**Task directions**.
Reproduce the listing below from the line with "Give me the Plotly source for this chart." to the line with "import plotly.graph_objects as go", both lines included, character for character, minus any pictures.

**Extracted information**.

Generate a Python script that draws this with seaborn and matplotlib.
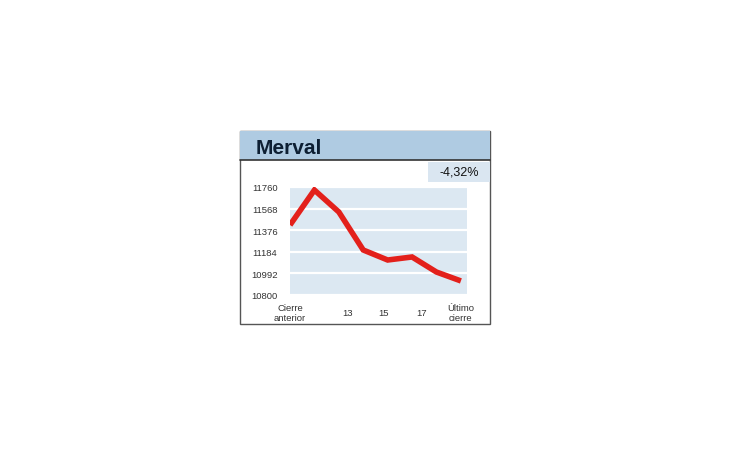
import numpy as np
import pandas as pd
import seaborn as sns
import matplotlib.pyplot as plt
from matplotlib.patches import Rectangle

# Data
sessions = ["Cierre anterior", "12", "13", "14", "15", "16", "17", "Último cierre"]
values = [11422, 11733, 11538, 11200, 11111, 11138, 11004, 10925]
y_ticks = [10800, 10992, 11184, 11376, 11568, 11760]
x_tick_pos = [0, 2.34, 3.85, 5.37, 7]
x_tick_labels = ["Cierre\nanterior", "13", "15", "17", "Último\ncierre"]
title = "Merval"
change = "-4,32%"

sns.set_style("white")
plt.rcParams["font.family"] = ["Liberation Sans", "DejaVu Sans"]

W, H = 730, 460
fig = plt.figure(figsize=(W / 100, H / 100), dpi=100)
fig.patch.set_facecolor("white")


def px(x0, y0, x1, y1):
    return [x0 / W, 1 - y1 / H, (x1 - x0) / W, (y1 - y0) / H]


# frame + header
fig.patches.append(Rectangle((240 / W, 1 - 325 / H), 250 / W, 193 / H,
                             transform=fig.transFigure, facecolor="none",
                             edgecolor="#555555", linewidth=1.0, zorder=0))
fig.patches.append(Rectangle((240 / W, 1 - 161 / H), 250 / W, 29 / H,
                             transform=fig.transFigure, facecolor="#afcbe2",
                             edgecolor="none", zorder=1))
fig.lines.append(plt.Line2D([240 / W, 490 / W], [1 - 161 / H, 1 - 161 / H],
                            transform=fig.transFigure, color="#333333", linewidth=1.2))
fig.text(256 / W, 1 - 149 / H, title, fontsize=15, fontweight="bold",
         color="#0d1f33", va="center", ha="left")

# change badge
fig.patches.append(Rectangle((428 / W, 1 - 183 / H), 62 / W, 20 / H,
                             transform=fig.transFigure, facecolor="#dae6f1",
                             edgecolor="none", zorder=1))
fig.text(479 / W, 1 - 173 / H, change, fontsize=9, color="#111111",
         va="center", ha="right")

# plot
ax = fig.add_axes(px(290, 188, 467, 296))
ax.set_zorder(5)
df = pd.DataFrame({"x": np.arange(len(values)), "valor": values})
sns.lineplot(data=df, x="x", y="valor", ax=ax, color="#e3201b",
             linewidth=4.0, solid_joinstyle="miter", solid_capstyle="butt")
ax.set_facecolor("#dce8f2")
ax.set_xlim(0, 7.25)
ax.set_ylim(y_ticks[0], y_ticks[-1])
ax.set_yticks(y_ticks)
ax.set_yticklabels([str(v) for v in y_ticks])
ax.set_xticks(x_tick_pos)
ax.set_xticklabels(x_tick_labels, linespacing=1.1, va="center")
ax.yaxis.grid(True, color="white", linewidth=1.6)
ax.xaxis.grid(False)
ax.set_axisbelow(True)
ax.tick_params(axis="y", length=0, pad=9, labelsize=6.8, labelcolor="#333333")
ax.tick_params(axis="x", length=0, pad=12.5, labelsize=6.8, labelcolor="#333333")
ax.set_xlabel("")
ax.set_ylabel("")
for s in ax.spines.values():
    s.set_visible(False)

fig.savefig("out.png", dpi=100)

--

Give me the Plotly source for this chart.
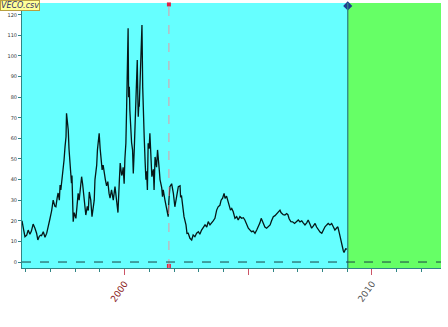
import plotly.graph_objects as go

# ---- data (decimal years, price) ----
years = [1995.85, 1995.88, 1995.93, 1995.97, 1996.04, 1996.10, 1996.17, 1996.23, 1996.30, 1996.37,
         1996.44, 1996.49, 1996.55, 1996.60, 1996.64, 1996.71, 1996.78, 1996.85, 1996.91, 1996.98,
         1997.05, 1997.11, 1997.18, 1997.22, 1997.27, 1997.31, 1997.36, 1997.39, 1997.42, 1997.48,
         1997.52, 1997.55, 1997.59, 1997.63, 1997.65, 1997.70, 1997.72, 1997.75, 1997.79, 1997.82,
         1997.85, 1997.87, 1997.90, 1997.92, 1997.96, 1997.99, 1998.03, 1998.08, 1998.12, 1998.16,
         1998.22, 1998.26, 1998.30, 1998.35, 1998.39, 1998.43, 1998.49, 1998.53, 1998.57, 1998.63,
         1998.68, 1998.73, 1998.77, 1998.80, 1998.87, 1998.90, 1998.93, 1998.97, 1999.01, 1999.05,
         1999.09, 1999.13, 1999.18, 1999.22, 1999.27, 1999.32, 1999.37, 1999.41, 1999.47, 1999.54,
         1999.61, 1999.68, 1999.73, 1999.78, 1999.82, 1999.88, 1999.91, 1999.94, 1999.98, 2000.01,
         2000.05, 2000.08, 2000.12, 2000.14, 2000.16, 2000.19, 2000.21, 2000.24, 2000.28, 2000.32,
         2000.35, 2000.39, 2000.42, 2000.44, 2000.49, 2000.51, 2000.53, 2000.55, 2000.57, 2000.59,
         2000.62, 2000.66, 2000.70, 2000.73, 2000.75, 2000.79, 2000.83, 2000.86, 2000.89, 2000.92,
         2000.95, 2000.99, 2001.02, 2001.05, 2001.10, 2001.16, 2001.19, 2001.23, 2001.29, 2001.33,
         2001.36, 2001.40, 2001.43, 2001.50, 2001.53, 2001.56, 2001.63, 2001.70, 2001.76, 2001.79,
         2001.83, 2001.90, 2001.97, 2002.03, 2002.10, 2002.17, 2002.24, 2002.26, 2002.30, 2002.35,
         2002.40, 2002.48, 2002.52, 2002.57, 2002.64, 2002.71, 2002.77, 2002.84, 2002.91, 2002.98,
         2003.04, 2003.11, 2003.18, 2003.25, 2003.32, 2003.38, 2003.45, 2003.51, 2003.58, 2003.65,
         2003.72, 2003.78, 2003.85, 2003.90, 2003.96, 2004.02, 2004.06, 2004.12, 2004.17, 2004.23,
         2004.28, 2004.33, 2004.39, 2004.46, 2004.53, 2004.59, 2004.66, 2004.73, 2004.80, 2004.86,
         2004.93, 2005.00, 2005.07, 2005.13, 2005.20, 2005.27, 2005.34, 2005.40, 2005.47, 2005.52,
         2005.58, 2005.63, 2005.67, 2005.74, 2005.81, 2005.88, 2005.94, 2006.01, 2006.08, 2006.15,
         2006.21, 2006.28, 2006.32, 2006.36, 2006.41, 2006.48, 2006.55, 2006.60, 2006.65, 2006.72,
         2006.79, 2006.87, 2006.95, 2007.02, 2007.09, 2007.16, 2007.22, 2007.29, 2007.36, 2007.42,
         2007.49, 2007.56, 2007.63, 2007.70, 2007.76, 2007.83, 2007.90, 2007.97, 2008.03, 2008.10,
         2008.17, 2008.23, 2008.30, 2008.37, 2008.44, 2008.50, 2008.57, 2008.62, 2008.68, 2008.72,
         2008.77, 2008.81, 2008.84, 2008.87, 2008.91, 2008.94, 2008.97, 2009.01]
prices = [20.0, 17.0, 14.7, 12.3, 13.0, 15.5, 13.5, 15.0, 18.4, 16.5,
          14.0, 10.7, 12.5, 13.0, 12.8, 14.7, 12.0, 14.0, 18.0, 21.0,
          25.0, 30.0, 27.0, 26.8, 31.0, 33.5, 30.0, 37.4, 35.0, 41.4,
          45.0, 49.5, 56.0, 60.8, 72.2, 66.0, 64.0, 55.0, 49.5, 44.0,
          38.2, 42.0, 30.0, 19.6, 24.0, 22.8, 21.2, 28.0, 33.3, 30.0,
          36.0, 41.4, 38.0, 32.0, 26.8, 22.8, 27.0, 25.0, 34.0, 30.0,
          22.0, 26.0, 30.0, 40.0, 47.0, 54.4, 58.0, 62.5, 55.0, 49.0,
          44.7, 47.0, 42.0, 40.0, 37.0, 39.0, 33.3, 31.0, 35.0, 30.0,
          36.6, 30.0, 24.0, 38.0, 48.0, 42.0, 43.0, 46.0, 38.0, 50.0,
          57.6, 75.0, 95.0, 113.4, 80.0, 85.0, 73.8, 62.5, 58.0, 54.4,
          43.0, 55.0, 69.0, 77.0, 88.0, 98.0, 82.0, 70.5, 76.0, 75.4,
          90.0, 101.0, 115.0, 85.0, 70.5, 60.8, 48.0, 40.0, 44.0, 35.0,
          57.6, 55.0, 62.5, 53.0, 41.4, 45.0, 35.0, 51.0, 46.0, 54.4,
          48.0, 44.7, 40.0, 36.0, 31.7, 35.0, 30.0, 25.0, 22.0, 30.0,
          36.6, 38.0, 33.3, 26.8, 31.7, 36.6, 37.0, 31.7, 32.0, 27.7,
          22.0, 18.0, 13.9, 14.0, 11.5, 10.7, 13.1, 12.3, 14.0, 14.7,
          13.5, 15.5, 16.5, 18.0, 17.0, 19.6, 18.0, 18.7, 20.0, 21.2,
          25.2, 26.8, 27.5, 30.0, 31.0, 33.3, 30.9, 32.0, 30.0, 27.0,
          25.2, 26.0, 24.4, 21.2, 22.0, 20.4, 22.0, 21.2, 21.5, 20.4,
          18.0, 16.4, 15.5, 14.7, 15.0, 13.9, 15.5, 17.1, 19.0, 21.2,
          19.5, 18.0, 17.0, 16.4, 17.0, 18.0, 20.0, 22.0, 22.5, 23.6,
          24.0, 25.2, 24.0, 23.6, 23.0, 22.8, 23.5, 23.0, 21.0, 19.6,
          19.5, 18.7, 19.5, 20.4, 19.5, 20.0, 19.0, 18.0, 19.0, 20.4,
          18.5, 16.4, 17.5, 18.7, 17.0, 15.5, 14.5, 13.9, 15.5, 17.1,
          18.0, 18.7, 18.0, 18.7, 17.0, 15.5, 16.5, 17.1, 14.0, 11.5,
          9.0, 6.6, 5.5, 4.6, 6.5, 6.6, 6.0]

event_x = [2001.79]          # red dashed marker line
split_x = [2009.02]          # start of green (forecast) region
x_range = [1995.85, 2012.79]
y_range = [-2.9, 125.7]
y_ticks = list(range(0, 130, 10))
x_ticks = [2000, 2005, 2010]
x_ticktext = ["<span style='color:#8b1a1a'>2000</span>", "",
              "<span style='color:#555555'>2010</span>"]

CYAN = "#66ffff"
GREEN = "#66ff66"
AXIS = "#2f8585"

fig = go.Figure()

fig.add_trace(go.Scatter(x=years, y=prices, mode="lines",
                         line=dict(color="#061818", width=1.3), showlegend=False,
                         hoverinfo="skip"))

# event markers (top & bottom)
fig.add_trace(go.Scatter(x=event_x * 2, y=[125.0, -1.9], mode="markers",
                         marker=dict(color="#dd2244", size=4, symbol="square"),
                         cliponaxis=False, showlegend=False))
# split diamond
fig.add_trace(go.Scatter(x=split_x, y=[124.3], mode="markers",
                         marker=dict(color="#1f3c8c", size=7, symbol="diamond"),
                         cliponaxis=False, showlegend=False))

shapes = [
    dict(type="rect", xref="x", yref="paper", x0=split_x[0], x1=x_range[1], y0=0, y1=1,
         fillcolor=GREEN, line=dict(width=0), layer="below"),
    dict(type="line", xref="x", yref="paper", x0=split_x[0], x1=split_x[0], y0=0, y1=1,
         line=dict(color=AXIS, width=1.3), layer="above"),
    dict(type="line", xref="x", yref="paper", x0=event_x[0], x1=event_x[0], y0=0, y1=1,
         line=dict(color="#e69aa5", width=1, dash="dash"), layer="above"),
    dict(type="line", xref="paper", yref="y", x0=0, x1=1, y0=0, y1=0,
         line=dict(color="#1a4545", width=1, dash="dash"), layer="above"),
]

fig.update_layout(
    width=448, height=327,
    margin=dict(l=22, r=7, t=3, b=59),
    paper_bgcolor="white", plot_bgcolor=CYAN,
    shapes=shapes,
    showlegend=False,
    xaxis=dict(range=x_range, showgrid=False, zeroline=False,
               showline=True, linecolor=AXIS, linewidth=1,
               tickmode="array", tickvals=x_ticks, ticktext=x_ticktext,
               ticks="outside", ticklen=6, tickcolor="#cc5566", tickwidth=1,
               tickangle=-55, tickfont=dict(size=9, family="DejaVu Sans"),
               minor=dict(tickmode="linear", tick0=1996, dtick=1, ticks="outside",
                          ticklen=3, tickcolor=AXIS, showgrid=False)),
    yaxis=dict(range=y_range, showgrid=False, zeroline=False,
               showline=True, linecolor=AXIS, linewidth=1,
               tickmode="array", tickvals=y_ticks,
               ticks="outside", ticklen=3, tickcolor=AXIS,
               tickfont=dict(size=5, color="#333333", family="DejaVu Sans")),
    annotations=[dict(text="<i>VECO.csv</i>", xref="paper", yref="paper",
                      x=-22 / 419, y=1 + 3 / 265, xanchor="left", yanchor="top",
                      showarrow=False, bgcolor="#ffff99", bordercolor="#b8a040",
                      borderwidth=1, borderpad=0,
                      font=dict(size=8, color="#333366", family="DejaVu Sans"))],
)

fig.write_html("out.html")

**Expected answer**.
Give me the Plotly source for this chart.
import plotly.graph_objects as go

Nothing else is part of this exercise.